Dans les usines où le système des catégories est largement appliqué les ouvriers se confinent aux tâches de leur catégorie. Par exemple un conducteur de machine fait marcher sa machine, le manœuvre balaye, nettoie, porte des charges etc. C'est en tout cas ainsi que cela se passe habituellement. J'ai pourtant considéré qu'il existait une tendance marquée de la part des ouvriers à briser les cadres rigides de leur qualification en faisant des travaux qui sortent pour ainsi dire de leur juridiction. Un conducteur fera aussi le travail d'un manœuvre, etc. C'est de leur propre initiative que les ouvriers enfreignent les règles. je veux dire qu'ils n'assument cette tâche supplémentaire qu'aussi longtemps qu'ils le font de leur propre chef. Que la compagnie leur donne l'ordre de remplir ces tâches et aussitôt les hommes se rebelleront et répondront par un refus. Par contre, il est pratiquement impossible de les en empêcher lorsque c'est eux-mêmes qui en ont pris l'initiative.

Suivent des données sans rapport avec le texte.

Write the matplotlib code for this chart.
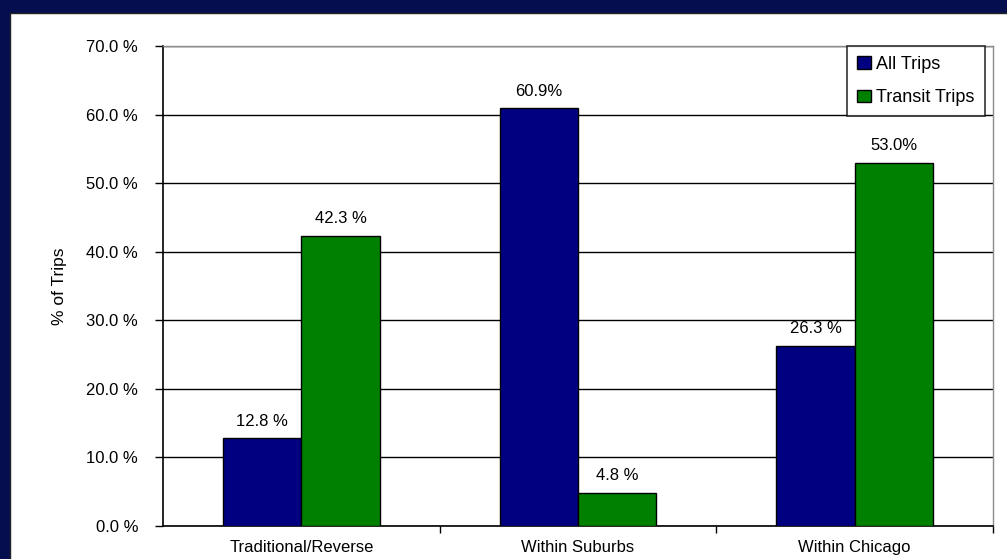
import numpy as np
import matplotlib.pyplot as plt
from matplotlib.patches import Rectangle

categories = ['Traditional/Reverse', 'Within Suburbs', 'Within Chicago']
all_trips = [12.8, 60.9, 26.3]
transit_trips = [42.3, 4.8, 53.0]
all_labels = ['12.8 %', '60.9%', '26.3 %']
transit_labels = ['42.3 %', '4.8 %', '53.0%']
yticks = [0, 10, 20, 30, 40, 50, 60, 70]

plt.rcParams['font.family'] = ['Liberation Sans', 'DejaVu Sans']

fig = plt.figure(figsize=(10.07, 5.59), dpi=100)
fig.patch.set_facecolor('#050f4f')
# white panel inside the navy frame
fig.patches.append(Rectangle((10 / 1007, -0.05), 1.0, 1 - 13 / 559 + 0.05,
                             transform=fig.transFigure, facecolor='white',
                             edgecolor='#222222', linewidth=1, zorder=-5))

ax = fig.add_axes([163 / 1007, 1 - 526 / 559, 830 / 1007, 480 / 559])
ax.set_facecolor('white')

x = np.arange(len(categories))
w = 0.283
b1 = ax.bar(x - w / 2, all_trips, w, color='#000080', edgecolor='black',
            linewidth=1, label='All Trips', zorder=3)
b2 = ax.bar(x + w / 2, transit_trips, w, color='#008000', edgecolor='black',
            linewidth=1, label='Transit Trips', zorder=3)

for bar, lab in zip(b1, all_labels):
    ax.text(bar.get_x() + bar.get_width() / 2, bar.get_height() + 1.4, lab,
            ha='center', va='bottom', fontsize=12)
for bar, lab in zip(b2, transit_labels):
    ax.text(bar.get_x() + bar.get_width() / 2, bar.get_height() + 1.4, lab,
            ha='center', va='bottom', fontsize=12)

ax.set_xlim(-0.5, 2.5)
ax.set_ylim(0, 70)
ax.set_yticks(yticks)
ax.set_yticklabels(['%.1f %%' % v for v in yticks], fontsize=12)
ax.yaxis.grid(True, color='black', linewidth=1, zorder=0)
ax.set_axisbelow(True)

ax.set_xticks(x)
ax.set_xticklabels(categories, fontsize=12)
ax.set_xticks([0.5, 1.5, 2.5], minor=True)
ax.tick_params(axis='x', which='major', length=0, pad=10)
ax.tick_params(axis='x', which='minor', length=5, width=1, direction='out')
ax.tick_params(axis='y', length=6, width=1, direction='out', pad=12)

ax.set_ylabel('% of Trips', fontsize=12.5, labelpad=14)

for s in ['left', 'bottom']:
    ax.spines[s].set_color('black')
    ax.spines[s].set_linewidth(1.2)
for s in ['right', 'top']:
    ax.spines[s].set_color('#8c8c8c')
    ax.spines[s].set_linewidth(1)

leg = ax.legend(loc='upper right', bbox_to_anchor=(0.99, 1.0), fontsize=13,
                frameon=True, fancybox=False, edgecolor='black',
                handlelength=0.8, handleheight=0.7, handletextpad=0.3,
                borderpad=0.55, labelspacing=0.9, borderaxespad=0)
leg.get_frame().set_linewidth(1.2)

fig.savefig('out.png', dpi=100, facecolor=fig.get_facecolor())
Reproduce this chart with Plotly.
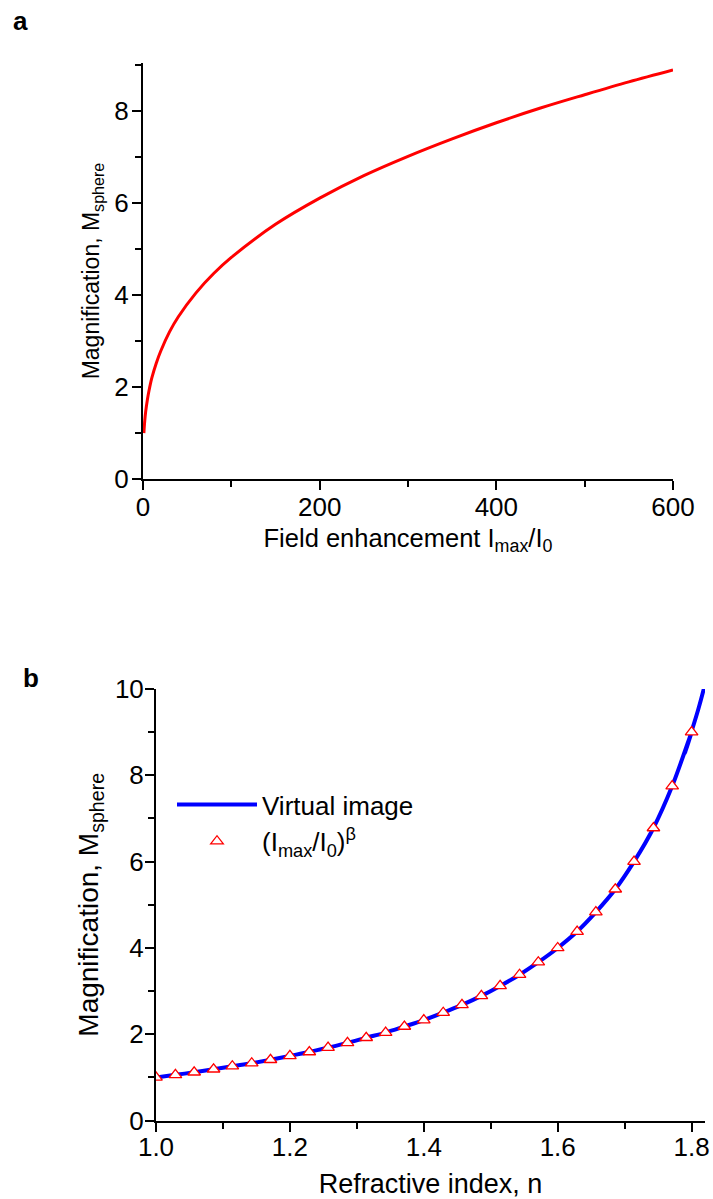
import plotly.graph_objects as go

# ---- Panel a data: magnification vs field enhancement
field_enh = [1, 2, 3, 5, 7, 10, 15, 20, 30, 40, 60, 80, 100, 150, 200, 250, 300, 350, 400, 450, 500, 550, 600]
mag_a = [1.00, 1.27, 1.46, 1.73, 1.94, 2.20, 2.52, 2.78, 3.20, 3.53, 4.05, 4.47, 4.82, 5.54, 6.11, 6.60, 7.02, 7.40, 7.75, 8.07, 8.36, 8.64, 8.90]

# ---- Panel b data: magnification vs refractive index
n_pts = [1.000, 1.029, 1.057, 1.086, 1.114, 1.143, 1.171, 1.200, 1.229, 1.257, 1.286, 1.314, 1.343, 1.371,
         1.400, 1.429, 1.457, 1.486, 1.514, 1.543, 1.571, 1.600, 1.629, 1.657, 1.686, 1.714, 1.743, 1.771, 1.800]
mag_pts = [1.00, 1.06, 1.12, 1.19, 1.26, 1.33, 1.41, 1.50, 1.59, 1.69, 1.80, 1.92, 2.04, 2.18,
           2.33, 2.50, 2.68, 2.89, 3.12, 3.38, 3.67, 4.00, 4.38, 4.83, 5.36, 6.00, 6.78, 7.75, 9.00]
n_line = n_pts + [1.790, 1.810, 1.820]
mag_line = mag_pts + [8.52, 9.53, 10.11]

x_ticks_a = [0, 200, 400, 600]
y_ticks_a = [0, 2, 4, 6, 8]
x_ticks_b = [1.0, 1.2, 1.4, 1.6, 1.8]
y_ticks_b = [0, 2, 4, 6, 8, 10]

W, H = 713, 1199
FONT = "Liberation Sans, Arial, sans-serif"

fig = go.Figure()
fig.add_trace(go.Scatter(x=field_enh, y=mag_a, mode="lines", line=dict(color="#FF0000", width=3, shape="spline"),
                         showlegend=False, xaxis="x", yaxis="y"))
fig.add_trace(go.Scatter(x=n_line, y=mag_line, mode="lines", name="Virtual image",
                         line=dict(color="#0000FF", width=4, shape="spline"), xaxis="x2", yaxis="y2"))
fig.add_trace(go.Scatter(x=n_pts, y=mag_pts, mode="markers", name="(I<sub>max</sub>/I<sub>0</sub>)<sup>β</sup>",
                         marker=dict(symbol="triangle-up", size=11, color="white",
                                     line=dict(color="#FF0000", width=1.3)),
                         xaxis="x2", yaxis="y2"))

def ax(**kw):
    base = dict(showline=True, linewidth=2, linecolor="black", ticks="outside", ticklen=9, tickwidth=2,
                tickcolor="black", showgrid=False, zeroline=False, mirror=False, automargin=False,
                tickfont=dict(family=FONT, size=26, color="black"))
    base.update(kw)
    return base

def minor(dt, t0):
    return dict(ticks="outside", ticklen=6, tickwidth=2, tickcolor="black", dtick=dt, tick0=t0, showgrid=False)

fig.update_layout(
    width=W, height=H, autosize=False,
    margin=dict(l=0, r=0, t=0, b=0, pad=0),
    paper_bgcolor="white", plot_bgcolor="white",
    font=dict(family=FONT, size=24, color="black"),
    xaxis=ax(domain=[143 / W, 673 / W], range=[0, 600], tickvals=x_ticks_a, anchor="y",
             minor=minor(100, 0), ticklabelstandoff=-5,
             title=dict(text="Field enhancement I<sub>max</sub>/I<sub>0</sub>",
                        font=dict(family=FONT, size=25.5, color="black"), standoff=8)),
    yaxis=ax(domain=[1 - 479 / H, 1 - 63 / H], range=[0, 9.05], tickvals=y_ticks_a, anchor="x",
             minor=minor(1, 0), ticklabelstandoff=-2,
             title=dict(text="Magnification, M<sub>sphere</sub>",
                        font=dict(family=FONT, size=23, color="black"), standoff=8)),
    xaxis2=ax(domain=[156 / W, 705 / W], range=[1.0, 1.82], tickvals=x_ticks_b, tickformat=".1f", anchor="y2",
              minor=minor(0.1, 1.0), ticklabelstandoff=-7,
              title=dict(text="Refractive index, n", font=dict(family=FONT, size=27, color="black"), standoff=20)),
    yaxis2=ax(domain=[1 - 1120.6 / H, 1 - 689 / H], range=[0, 10], tickvals=y_ticks_b, anchor="x2",
              minor=minor(1, 0), ticklabelstandoff=-4,
              title=dict(text="Magnification, M<sub>sphere</sub>",
                         font=dict(family=FONT, size=28, color="black"), standoff=8)),
    legend=dict(x=172 / W, y=1 - 781 / H, xanchor="left", yanchor="top", bgcolor="rgba(0,0,0,0)",
                font=dict(family=FONT, size=26, color="black"), borderwidth=0, tracegroupgap=0,
                itemwidth=80),
    annotations=[
        dict(text="<b>a</b>", x=20 / W, y=1 - 21 / H, xref="paper", yref="paper", showarrow=False,
             font=dict(family=FONT, size=26, color="black"), xanchor="center", yanchor="middle"),
        dict(text="<b>b</b>", x=31 / W, y=1 - 678 / H, xref="paper", yref="paper", showarrow=False,
             font=dict(family=FONT, size=26, color="black"), xanchor="center", yanchor="middle"),
    ],
)

fig.write_html("out.html", config={"displayModeBar": False},
               post_script="document.body.style.margin='0px';")
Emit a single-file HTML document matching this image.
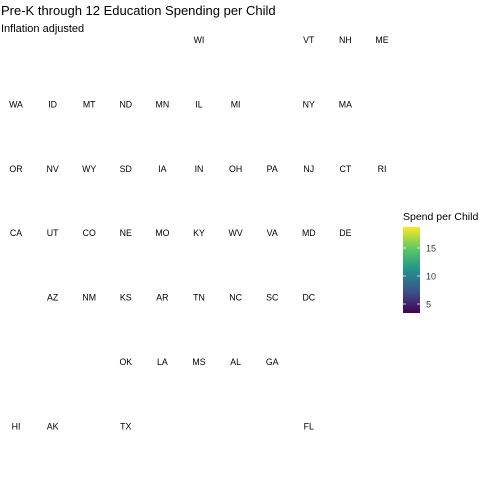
<!DOCTYPE html>
<html><head><meta charset="utf-8"><style>
body{margin:0;background:#fff;font-family:"Liberation Sans",sans-serif;}
svg text{font-family:"Liberation Sans",sans-serif;}
</style></head><body>
<svg width="480" height="480">
<defs><linearGradient id="vir" x1="0" y1="1" x2="0" y2="0">
<stop offset="0" stop-color="#440154"/><stop offset="0.25" stop-color="#3b528b"/><stop offset="0.5" stop-color="#21918c"/><stop offset="0.75" stop-color="#5ec962"/><stop offset="1" stop-color="#fde725"/></linearGradient></defs>
<text x="1" y="15" font-size="13" fill="#000">Pre-K through 12 Education Spending per Child</text>
<text x="1" y="32" font-size="11" fill="#000">Inflation adjusted</text>
<g id="grid"></g>
<g>
<text x="403" y="220" font-size="10.5">Spend per Child</text>
<rect x="403" y="227" width="17" height="86" fill="url(#vir)"/>
<g id="lticks"></g>
</g>
</svg>
<script>
const states=["WI","VT","NH","ME","WA","ID","MT","ND","MN","IL","MI","NY","MA","OR","NV","WY","SD","IA","IN","OH","PA","NJ","CT","RI","CA","UT","CO","NE","MO","KY","WV","VA","MD","DE","AZ","NM","KS","AR","TN","NC","SC","DC","OK","LA","MS","AL","GA","HI","AK","TX","FL"];
const cols=[5,8,9,10,0,1,2,3,4,5,6,8,9,0,1,2,3,4,5,6,7,8,9,10,0,1,2,3,4,5,6,7,8,9,1,2,3,4,5,6,7,8,3,4,5,6,7,0,1,3,8];
const rows=[0,0,0,0,1,1,1,1,1,1,1,1,1,2,2,2,2,2,2,2,2,2,2,2,3,3,3,3,3,3,3,3,3,3,4,4,4,4,4,4,4,4,5,5,5,5,5,6,6,6,6];
const legendTicks=[5,10,15];
const legendMin=3.4, legendMax=18.75;
const NS="http://www.w3.org/2000/svg";
const xs=c=>16+c*36.6, ys=r=>43+r*64.4;
const g=document.getElementById('grid');
states.forEach((s,i)=>{
 const t=document.createElementNS(NS,'text');
 t.setAttribute('x',xs(cols[i]));t.setAttribute('y',ys(rows[i]));
 t.setAttribute('text-anchor','middle');t.setAttribute('font-size','8.8');
 t.textContent=s;
 
 
 g.appendChild(t);
});
const ly=v=>313-(v-legendMin)/(legendMax-legendMin)*86;
const lt=document.getElementById('lticks');
legendTicks.forEach(v=>{
 const y=ly(v);
 const l=document.createElementNS(NS,'path');
 l.setAttribute('d',`M403 ${y}h3M417 ${y}h3`);l.setAttribute('stroke','#fff');l.setAttribute('stroke-width','0.8');
 
 
 lt.appendChild(l);
 const t=document.createElementNS(NS,'text');
 t.setAttribute('x',426);t.setAttribute('y',y+3.5);t.setAttribute('font-size','9');t.setAttribute('fill','#333');
 t.textContent=v;
 
 
 lt.appendChild(t);
});
</script>
</body></html>
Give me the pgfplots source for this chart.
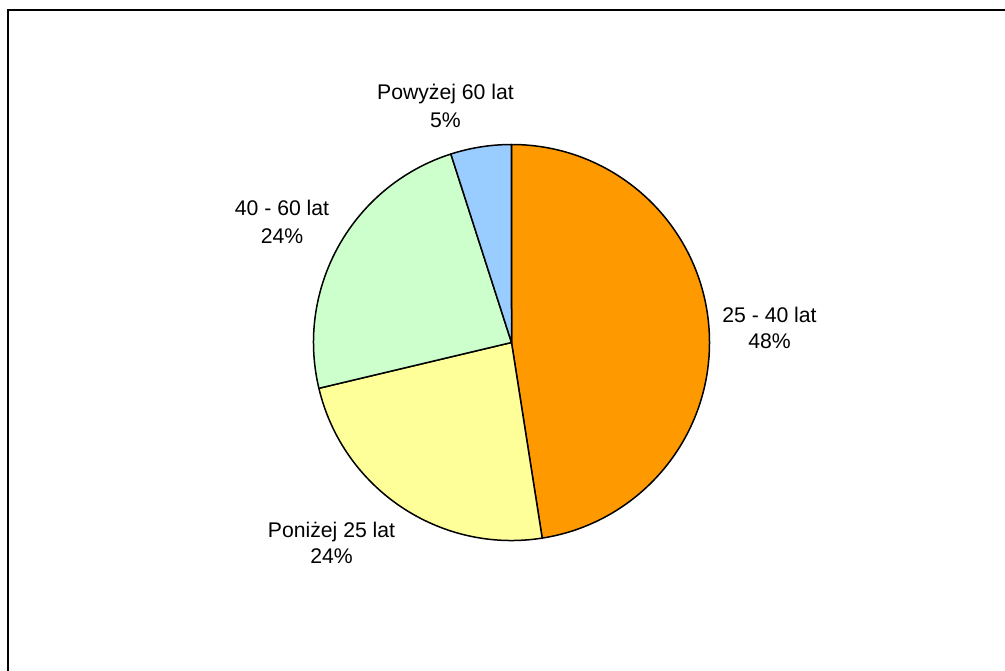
\documentclass[border=0pt]{standalone}
\usepackage{pgfplots}
\pgfplotsset{compat=1.18}
\usepackage{pgfplotstable}
\usepackage{fontspec}
\setmainfont{Liberation Sans}

\definecolor{sliceA}{HTML}{FF9900}
\definecolor{sliceB}{HTML}{FFFF99}
\definecolor{sliceC}{HTML}{CCFFCC}
\definecolor{sliceD}{HTML}{99CCFF}

% age groups, clockwise from the top
\pgfplotstableread{
share
48
24
24
5
}\agedata

% slice boundaries (degrees), clockwise from 90
\pgfplotstablegetelem{0}{share}\of\agedata \let\sA\pgfplotsretval
\pgfplotstablegetelem{1}{share}\of\agedata \let\sB\pgfplotsretval
\pgfplotstablegetelem{2}{share}\of\agedata \let\sC\pgfplotsretval
\pgfplotstablegetelem{3}{share}\of\agedata \let\sD\pgfplotsretval
\pgfmathsetmacro{\total}{\sA+\sB+\sC+\sD}
\pgfmathsetmacro{\angA}{90}
\pgfmathsetmacro{\angB}{\angA-360*(\sA/\total)}
\pgfmathsetmacro{\angC}{\angB-360*(\sB/\total)}
\pgfmathsetmacro{\angD}{\angC-360*(\sC/\total)}
\pgfmathsetmacro{\angE}{\angD-360*(\sD/\total)}

\begin{document}
\begin{tikzpicture}
\useasboundingbox (0,0) rectangle (502.5pt,335pt);
\clip (0,0) rectangle (502.5pt,335pt);
\begin{axis}[
  x=0.5pt, y=0.5pt,
  xmin=0, xmax=1005, ymin=0, ymax=670,
  anchor=origin, at={(0,0)},
  hide axis, clip=false,
]
\coordinate (c) at (axis cs:511.5,327.5);
\filldraw[fill=sliceA, draw=black, line width=0.75pt, line join=round]
  (c) -- ++(\angA:99pt) arc[start angle=\angA, end angle=\angB, radius=99pt] -- cycle;
\filldraw[fill=sliceB, draw=black, line width=0.75pt, line join=round]
  (c) -- ++(\angB:99pt) arc[start angle=\angB, end angle=\angC, radius=99pt] -- cycle;
\filldraw[fill=sliceC, draw=black, line width=0.75pt, line join=round]
  (c) -- ++(\angC:99pt) arc[start angle=\angC, end angle=\angD, radius=99pt] -- cycle;
\filldraw[fill=sliceD, draw=black, line width=0.75pt, line join=round]
  (c) -- ++(\angD:99pt) arc[start angle=\angD, end angle=\angE, radius=99pt] -- cycle;
% chart area frame
\draw[line width=1pt, black] (axis cs:8,-40) |- (axis cs:1040,659.5);
\begin{scope}[every node/.style={font=\fontsize{10.6}{13}\selectfont, anchor=base, inner sep=0pt}]
  \node at (axis cs:445.5,570) {Powyżej 60 lat};
  \node at (axis cs:445.5,542) {5\%};
  \node at (axis cs:282,455) {40 - 60 lat};
  \node at (axis cs:282,427) {24\%};
  \node at (axis cs:769.5,348) {25 - 40 lat};
  \node at (axis cs:769.5,322) {48\%};
  \node at (axis cs:331.5,133) {Poniżej 25 lat};
  \node at (axis cs:331.5,107) {24\%};
\end{scope}
\end{axis}
\end{tikzpicture}
\end{document}
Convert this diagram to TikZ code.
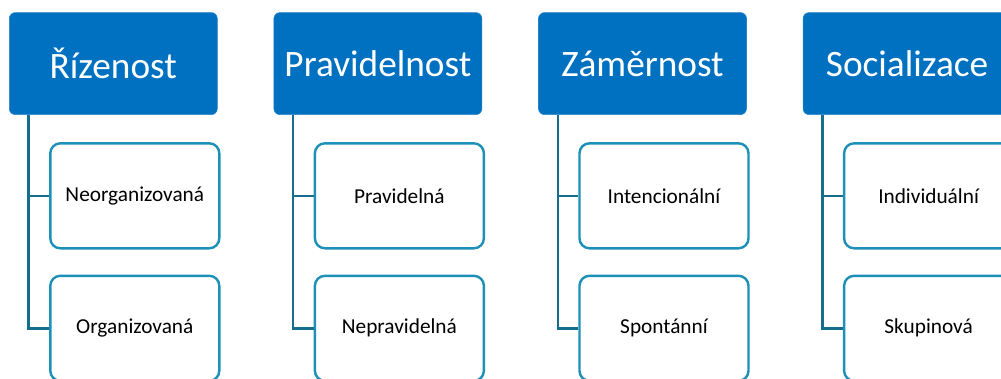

Les dispositions concernant l'ancienneté introduites par les syndicats ont très souvent pour effet d'empêcher des ouvriers faisant preuve de qualifications réelles de monter en grade. Il existe par exemple des ouvriers qui après seulement quelques années  de pratique surpassent de loin en intelligence et en imagination de vieux compagnons. Cela est essentiellement dû à la formation technique et générale qui leur a été dispensée dans les écoles modernes. J'ai même entendu dire par de vieux ouvriers que le système de l'ancienneté constituait un frein au développement de la production. Cela n'empêche pas qu'ils seraient quand même prêts à se battre si la compagnie tentait de violer les dispositions concernant l'ancienneté. Ils se trouvent placés dans un système contradictoire parce qu'ils se rendent compte que le système de l'ancienneté est nécessaire à leur défense et que cependant de telles mesures défensives constituent un obstacle à l'épanouissement des meilleurs facultés créatives de l'ouvrier. Les ouvriers disent que s'ils avaient la possibilité de décider eux-mêmes, à la base, quels sont ceux qui doivent bénéficier d'un avancements ils seraient en mesure d'opérer une meilleure sélection.

Durant ces derniers temps, les signes d'une évolution rapide des ouvriers sont discernables. Ils sont agités par une profonde insatisfaction. Ils veulent avoir une existence plus supportable à l'usine. Partout on sent chez eux le désir de résoudre les contradictions de la production qui les aliènent. C'est ainsi que l'ouvrier à qui l'odeur écœurante de sa machine soulève l'estomac, la stoppe tout à coup en s'écriant : " Qu'ils aillent se faire foutre avec leurs catégories. J'en ai plus que marre. Je vais la nettoyer moi-même cette putain de machine."